(SHORT PROBLEM): From the first line of the data down to and including the line with "import seaborn as sns", copy everything exactly, leaving out pictures.

[Start of RECORDED DATA]

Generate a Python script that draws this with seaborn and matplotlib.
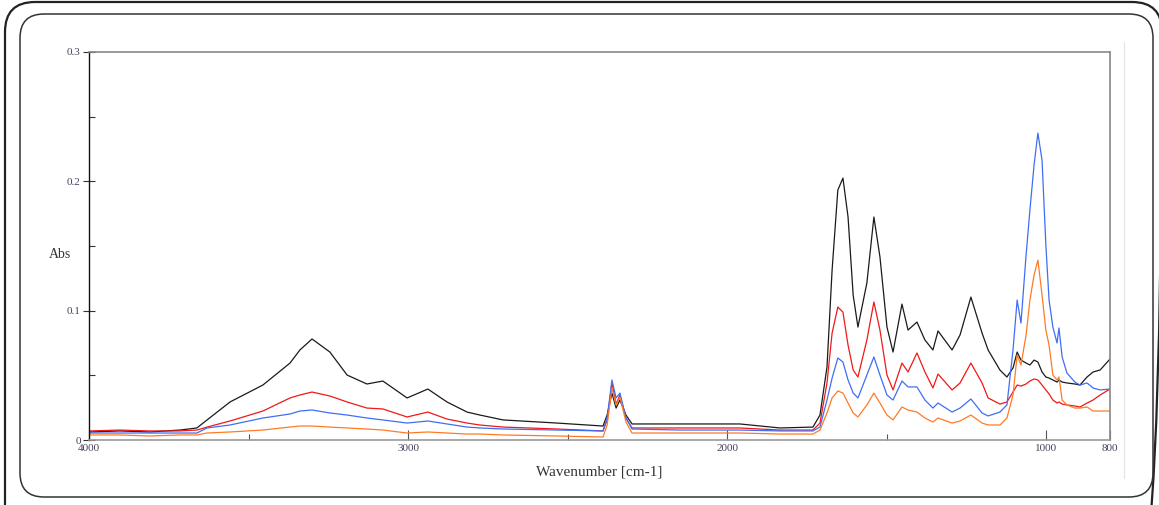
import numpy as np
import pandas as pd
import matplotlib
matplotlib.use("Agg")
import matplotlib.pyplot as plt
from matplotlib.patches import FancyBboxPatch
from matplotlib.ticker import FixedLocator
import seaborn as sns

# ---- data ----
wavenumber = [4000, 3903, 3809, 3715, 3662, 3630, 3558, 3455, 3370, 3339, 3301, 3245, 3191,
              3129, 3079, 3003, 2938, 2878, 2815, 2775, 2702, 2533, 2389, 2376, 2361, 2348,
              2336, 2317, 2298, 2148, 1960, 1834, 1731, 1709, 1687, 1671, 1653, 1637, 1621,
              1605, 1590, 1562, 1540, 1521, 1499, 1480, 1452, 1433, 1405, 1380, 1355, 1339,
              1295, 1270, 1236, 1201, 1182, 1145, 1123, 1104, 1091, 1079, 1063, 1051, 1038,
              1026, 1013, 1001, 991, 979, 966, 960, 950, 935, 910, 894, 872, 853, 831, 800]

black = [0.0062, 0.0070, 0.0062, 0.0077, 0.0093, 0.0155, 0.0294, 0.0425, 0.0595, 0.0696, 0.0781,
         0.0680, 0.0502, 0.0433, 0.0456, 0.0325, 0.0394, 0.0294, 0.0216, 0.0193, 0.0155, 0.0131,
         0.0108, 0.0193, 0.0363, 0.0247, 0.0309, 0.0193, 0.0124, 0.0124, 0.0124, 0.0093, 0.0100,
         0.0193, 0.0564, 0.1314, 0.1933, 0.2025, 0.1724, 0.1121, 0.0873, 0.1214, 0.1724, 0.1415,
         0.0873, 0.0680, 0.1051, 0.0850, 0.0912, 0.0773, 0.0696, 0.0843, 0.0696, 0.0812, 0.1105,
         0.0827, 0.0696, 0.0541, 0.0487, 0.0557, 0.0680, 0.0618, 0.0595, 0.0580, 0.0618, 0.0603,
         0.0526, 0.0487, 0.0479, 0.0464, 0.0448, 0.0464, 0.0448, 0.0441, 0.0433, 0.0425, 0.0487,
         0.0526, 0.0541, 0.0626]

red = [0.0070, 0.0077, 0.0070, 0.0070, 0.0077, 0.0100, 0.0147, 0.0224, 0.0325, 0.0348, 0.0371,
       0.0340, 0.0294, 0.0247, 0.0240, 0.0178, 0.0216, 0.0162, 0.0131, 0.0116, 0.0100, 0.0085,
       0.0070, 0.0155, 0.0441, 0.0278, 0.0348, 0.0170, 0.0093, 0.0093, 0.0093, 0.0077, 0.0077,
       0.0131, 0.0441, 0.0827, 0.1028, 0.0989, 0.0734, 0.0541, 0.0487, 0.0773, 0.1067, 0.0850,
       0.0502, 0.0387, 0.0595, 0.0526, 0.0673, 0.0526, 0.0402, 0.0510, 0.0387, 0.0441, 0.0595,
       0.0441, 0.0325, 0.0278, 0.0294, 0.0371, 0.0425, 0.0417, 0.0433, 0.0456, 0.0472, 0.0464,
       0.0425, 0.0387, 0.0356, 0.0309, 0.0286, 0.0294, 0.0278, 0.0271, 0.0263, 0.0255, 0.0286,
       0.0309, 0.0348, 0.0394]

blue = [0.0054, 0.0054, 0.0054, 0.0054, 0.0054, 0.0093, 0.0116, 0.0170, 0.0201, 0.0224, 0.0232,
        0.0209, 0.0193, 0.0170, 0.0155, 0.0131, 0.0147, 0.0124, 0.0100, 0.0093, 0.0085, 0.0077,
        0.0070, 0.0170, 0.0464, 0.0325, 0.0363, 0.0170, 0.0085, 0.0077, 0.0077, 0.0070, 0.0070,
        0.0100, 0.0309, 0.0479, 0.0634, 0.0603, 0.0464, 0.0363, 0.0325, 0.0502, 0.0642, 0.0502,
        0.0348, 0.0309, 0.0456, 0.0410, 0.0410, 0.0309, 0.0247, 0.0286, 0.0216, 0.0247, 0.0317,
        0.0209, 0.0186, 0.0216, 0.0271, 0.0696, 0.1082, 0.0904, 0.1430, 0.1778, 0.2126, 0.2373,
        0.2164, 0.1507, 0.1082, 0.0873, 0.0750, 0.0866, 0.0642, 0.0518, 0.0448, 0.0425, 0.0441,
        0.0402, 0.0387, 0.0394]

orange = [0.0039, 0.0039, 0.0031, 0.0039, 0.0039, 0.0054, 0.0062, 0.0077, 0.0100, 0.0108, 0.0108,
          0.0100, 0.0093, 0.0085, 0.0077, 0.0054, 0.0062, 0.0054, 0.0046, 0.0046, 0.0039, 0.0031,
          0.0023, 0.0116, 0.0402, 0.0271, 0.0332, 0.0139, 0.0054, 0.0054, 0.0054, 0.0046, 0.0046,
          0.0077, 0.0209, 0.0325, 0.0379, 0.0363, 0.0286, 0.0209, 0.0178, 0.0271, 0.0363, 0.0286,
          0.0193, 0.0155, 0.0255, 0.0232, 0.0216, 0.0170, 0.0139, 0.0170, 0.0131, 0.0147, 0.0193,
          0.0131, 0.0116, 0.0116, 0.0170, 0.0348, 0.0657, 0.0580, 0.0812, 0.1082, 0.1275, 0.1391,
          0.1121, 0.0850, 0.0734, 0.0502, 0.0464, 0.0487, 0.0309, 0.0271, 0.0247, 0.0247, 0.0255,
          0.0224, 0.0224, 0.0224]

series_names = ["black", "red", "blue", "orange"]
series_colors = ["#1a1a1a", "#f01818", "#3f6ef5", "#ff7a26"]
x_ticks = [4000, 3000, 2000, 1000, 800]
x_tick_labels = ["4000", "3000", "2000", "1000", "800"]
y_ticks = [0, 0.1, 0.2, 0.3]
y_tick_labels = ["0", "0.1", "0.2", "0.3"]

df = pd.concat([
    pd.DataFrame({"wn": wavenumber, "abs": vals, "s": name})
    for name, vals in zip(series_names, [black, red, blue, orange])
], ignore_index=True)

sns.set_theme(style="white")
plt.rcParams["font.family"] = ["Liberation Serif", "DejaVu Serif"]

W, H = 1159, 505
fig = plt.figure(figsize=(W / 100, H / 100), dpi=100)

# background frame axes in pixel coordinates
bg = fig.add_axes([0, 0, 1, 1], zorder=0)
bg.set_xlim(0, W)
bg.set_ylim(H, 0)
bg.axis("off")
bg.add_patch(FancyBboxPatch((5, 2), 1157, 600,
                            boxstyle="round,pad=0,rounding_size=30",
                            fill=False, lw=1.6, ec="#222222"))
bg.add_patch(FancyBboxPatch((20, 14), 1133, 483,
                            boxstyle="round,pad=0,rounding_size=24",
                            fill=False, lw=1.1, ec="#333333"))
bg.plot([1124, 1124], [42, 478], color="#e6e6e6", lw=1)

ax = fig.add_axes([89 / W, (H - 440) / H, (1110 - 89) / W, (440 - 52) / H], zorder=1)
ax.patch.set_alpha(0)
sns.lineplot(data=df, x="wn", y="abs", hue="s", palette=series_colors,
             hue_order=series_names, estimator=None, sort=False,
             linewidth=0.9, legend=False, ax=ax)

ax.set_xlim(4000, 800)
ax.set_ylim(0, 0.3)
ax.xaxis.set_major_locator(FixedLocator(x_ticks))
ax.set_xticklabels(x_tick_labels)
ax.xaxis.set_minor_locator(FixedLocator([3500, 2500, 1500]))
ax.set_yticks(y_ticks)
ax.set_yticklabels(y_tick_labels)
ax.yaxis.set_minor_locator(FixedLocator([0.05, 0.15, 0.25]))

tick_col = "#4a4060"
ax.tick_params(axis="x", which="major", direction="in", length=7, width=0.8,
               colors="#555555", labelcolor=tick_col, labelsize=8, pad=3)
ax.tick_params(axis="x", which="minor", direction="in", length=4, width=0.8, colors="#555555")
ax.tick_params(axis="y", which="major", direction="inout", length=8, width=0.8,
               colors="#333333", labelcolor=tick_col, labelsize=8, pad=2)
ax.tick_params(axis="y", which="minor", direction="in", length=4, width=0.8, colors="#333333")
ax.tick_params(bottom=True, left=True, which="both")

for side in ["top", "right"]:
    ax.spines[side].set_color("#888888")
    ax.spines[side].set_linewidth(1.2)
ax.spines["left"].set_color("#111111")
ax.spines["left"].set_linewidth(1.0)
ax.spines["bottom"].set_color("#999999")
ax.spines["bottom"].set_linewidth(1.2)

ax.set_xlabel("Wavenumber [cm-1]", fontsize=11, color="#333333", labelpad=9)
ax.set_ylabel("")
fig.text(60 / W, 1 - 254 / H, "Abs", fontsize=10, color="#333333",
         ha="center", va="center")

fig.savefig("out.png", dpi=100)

[End of RECORDED DATA]

(EXPECTED ANSWER):
Generate a Python script that draws this with seaborn and matplotlib.
import numpy as np
import pandas as pd
import matplotlib
matplotlib.use("Agg")
import matplotlib.pyplot as plt
from matplotlib.patches import FancyBboxPatch
from matplotlib.ticker import FixedLocator
import seaborn as sns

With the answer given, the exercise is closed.